TASK INSTRUCTIONS: Your task is to gather the lines below that hold the string "this".

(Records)
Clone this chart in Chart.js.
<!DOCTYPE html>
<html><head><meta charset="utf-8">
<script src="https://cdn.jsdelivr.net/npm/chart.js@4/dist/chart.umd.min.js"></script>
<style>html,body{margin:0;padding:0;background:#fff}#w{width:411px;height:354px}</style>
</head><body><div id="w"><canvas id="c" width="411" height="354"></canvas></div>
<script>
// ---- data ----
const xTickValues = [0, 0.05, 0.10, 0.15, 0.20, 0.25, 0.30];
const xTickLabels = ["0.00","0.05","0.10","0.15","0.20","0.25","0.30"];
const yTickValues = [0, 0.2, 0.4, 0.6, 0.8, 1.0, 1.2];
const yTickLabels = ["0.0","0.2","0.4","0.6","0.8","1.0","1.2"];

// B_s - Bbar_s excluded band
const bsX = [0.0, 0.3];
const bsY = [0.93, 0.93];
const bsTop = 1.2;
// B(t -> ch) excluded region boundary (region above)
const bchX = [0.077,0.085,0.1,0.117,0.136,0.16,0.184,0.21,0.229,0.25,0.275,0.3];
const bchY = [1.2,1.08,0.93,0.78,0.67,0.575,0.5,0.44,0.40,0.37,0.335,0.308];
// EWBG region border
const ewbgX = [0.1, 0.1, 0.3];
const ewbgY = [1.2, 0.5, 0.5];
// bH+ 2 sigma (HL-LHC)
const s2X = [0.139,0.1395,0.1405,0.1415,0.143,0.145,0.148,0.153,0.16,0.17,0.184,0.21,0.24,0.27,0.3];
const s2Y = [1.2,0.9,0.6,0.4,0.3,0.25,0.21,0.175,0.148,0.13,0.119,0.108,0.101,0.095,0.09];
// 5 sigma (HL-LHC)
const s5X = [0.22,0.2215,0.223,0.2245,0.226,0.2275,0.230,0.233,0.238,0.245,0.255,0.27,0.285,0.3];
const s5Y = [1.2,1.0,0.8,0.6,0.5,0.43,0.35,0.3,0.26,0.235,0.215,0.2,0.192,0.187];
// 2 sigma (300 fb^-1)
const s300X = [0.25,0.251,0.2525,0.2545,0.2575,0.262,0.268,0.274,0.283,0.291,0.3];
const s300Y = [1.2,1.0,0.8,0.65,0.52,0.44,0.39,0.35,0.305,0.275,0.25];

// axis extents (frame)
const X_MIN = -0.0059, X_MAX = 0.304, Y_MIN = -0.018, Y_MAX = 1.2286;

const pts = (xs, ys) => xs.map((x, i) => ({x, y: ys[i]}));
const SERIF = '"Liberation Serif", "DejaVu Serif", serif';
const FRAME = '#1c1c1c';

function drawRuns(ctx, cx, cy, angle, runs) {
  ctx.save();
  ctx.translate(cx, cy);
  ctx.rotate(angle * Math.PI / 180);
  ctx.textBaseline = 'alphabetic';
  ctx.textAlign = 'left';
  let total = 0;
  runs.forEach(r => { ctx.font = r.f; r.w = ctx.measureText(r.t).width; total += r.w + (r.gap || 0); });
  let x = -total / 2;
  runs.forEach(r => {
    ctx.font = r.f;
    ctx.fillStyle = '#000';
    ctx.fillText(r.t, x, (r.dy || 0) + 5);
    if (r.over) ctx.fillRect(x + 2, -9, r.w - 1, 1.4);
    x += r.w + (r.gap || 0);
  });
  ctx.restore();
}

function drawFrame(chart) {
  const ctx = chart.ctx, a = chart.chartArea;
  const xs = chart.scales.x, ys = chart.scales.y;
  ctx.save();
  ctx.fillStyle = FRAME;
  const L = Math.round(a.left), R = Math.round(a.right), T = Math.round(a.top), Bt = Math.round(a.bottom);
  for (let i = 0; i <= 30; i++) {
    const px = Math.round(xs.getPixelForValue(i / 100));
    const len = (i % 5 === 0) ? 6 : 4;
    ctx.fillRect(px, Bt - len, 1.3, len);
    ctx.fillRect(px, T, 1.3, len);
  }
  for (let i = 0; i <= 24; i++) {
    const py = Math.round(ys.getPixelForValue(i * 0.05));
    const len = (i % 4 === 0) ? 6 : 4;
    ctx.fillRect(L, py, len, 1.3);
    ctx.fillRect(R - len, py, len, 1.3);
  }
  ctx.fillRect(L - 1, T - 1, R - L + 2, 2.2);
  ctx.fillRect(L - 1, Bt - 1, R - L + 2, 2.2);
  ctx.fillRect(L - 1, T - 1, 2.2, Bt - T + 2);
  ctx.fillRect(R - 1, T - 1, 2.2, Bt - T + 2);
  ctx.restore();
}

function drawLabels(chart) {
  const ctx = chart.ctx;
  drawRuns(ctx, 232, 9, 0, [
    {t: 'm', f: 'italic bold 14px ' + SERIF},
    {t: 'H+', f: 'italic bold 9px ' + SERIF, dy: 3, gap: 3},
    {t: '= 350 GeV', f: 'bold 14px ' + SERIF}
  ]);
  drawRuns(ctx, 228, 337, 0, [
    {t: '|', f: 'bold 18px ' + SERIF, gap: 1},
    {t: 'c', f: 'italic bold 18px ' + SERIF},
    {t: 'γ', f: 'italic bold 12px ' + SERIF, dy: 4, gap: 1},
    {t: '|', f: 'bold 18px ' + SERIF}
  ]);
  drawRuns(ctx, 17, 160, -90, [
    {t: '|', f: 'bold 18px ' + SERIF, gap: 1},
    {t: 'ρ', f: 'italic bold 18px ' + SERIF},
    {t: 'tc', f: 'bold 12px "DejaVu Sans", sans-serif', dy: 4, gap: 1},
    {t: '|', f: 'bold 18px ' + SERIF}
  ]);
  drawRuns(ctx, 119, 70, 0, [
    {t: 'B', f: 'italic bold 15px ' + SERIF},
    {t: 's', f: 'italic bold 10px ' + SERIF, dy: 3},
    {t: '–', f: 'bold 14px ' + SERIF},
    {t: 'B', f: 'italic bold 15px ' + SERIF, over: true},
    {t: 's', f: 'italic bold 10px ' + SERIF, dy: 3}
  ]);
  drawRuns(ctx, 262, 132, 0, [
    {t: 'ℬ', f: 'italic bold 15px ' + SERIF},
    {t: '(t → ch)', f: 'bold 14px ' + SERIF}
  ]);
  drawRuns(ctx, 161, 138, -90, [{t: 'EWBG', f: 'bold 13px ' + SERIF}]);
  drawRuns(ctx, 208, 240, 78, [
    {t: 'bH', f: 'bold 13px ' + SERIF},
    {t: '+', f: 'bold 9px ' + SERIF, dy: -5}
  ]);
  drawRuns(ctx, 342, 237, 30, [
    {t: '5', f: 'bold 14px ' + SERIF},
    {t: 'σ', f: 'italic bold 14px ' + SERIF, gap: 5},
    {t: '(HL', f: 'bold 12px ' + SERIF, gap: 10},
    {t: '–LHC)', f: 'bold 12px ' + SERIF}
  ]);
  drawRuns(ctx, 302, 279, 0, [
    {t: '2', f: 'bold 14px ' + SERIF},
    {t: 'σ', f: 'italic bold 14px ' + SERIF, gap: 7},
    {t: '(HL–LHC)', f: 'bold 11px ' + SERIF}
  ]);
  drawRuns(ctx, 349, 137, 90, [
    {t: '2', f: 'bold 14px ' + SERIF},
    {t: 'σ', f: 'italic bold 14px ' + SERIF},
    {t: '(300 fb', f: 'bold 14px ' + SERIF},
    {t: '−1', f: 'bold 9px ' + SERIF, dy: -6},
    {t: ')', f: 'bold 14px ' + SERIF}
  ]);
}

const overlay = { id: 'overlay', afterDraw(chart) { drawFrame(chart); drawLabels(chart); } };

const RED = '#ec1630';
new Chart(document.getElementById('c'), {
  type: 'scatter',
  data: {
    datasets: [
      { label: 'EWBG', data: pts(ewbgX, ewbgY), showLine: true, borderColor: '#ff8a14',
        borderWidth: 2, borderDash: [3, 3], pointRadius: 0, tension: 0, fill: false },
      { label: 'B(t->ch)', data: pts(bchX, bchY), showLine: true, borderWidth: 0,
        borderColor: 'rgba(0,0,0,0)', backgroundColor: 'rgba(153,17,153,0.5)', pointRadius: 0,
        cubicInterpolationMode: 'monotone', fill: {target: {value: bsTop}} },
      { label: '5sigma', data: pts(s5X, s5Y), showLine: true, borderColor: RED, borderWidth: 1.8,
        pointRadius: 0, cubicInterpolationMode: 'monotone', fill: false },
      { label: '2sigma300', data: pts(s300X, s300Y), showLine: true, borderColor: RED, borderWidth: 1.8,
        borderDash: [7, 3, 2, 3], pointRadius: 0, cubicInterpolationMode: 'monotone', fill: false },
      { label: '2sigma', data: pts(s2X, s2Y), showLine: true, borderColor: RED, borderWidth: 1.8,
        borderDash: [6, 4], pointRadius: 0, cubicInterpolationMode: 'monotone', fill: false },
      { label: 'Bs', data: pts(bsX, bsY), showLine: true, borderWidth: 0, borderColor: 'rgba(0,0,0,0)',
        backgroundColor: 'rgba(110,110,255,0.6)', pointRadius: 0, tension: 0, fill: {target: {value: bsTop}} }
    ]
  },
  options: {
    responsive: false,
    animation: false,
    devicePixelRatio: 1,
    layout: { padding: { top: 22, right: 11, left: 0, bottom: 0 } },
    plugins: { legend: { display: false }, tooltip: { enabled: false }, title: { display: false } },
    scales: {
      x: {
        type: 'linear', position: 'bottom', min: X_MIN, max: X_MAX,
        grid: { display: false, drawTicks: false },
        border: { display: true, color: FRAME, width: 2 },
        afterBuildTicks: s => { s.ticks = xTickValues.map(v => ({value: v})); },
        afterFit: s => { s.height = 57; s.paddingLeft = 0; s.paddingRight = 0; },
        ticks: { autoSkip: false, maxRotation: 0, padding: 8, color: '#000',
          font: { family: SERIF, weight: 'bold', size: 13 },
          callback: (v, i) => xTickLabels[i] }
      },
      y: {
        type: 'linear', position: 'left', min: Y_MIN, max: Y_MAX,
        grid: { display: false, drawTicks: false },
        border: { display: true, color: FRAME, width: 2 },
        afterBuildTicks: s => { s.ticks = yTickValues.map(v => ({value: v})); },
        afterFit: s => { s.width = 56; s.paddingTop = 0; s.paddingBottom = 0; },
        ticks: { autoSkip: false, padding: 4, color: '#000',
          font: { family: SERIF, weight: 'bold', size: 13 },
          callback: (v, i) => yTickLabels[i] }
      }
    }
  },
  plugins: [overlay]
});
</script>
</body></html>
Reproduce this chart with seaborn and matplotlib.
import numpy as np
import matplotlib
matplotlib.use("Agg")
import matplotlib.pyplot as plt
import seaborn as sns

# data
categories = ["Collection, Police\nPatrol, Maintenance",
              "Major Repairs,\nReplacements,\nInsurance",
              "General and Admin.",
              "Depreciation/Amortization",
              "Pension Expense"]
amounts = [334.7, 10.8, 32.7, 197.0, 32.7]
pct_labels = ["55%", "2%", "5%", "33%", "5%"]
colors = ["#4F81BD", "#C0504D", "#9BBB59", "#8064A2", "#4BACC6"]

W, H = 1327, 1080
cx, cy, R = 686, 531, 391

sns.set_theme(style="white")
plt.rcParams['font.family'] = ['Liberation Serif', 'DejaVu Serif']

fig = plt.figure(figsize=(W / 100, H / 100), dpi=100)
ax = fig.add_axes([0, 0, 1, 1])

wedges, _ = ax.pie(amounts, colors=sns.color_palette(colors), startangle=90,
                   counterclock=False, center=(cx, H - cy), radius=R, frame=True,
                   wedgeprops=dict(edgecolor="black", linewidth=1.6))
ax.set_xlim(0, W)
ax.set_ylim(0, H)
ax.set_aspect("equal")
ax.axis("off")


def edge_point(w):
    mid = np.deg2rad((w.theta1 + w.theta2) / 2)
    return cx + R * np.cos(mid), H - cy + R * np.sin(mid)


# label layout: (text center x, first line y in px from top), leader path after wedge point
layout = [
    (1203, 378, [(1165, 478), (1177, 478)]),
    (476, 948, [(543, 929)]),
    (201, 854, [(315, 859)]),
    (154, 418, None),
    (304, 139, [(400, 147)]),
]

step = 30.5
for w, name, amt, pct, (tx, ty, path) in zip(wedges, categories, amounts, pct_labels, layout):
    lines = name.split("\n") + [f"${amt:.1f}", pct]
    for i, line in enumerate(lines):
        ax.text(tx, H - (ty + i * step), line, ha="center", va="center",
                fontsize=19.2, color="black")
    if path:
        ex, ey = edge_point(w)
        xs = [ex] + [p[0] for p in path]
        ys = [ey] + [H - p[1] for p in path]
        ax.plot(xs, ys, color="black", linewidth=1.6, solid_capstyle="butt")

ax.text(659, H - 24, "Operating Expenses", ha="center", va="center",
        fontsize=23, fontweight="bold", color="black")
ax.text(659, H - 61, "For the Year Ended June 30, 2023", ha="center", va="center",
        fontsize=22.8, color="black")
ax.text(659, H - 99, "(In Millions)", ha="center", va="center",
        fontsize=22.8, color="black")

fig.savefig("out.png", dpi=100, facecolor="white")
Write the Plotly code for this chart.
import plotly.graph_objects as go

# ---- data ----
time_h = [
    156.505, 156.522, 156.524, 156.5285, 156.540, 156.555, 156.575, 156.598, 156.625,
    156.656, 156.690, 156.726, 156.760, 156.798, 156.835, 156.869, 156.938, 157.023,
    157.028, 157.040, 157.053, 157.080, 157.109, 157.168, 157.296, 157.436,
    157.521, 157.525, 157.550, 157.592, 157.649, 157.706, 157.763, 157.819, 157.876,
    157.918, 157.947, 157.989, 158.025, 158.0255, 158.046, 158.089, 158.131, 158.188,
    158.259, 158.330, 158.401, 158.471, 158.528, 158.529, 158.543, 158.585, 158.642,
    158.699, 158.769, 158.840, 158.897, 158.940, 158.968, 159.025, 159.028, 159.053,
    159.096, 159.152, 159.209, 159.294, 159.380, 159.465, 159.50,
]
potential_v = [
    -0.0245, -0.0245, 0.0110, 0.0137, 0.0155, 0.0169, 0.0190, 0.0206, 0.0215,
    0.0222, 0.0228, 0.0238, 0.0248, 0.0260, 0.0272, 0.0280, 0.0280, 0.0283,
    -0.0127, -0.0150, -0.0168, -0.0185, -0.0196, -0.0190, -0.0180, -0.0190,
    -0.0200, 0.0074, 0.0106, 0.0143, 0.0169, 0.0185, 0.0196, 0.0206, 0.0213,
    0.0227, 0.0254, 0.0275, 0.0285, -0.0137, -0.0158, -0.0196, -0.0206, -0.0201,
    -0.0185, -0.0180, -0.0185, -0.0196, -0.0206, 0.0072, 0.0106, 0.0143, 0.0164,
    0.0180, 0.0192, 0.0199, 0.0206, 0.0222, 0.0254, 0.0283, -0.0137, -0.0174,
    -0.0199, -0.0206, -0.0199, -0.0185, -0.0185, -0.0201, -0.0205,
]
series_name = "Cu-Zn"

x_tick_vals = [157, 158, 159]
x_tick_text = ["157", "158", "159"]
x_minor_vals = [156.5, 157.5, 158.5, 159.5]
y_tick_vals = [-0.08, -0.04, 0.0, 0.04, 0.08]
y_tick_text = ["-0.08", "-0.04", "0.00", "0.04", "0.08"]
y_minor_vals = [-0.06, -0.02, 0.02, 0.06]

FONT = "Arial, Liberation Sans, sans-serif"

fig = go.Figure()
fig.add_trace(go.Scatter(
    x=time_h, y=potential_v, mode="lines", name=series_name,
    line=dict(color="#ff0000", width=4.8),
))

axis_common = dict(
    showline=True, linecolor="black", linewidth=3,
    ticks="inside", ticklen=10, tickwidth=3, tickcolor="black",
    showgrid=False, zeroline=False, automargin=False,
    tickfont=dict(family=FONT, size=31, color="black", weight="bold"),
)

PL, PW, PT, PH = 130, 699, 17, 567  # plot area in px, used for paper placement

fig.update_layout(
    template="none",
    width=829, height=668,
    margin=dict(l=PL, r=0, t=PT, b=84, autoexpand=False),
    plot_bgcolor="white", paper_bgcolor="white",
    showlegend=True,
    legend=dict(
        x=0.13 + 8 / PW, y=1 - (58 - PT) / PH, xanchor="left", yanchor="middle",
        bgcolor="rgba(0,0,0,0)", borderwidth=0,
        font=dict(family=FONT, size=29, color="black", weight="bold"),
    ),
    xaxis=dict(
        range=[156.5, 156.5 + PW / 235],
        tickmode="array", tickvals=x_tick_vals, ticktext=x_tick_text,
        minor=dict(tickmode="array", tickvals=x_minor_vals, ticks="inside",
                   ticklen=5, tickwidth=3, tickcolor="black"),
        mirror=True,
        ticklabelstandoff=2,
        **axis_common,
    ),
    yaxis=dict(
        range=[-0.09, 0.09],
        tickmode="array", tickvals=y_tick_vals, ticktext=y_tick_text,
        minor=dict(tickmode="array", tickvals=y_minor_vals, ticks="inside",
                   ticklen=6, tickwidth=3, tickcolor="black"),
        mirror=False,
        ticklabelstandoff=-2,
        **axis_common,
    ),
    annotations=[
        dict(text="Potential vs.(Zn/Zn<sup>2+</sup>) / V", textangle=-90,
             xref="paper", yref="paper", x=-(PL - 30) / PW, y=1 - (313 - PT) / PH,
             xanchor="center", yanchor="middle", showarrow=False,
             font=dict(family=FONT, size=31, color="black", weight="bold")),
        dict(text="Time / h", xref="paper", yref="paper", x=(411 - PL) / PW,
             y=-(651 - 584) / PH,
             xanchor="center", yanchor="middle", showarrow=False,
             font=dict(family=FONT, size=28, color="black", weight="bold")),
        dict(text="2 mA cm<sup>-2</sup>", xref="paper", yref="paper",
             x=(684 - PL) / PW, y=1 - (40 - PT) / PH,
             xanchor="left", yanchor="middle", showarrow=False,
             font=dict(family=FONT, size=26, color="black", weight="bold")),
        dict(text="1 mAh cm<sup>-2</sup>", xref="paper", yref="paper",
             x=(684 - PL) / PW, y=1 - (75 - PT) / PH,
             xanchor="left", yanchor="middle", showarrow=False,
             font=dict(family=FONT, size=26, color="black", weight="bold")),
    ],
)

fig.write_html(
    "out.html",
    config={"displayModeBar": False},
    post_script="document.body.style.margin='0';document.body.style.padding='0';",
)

SOLUTION:
Clone this chart in Chart.js.
Reproduce this chart with seaborn and matplotlib.
Write the Plotly code for this chart.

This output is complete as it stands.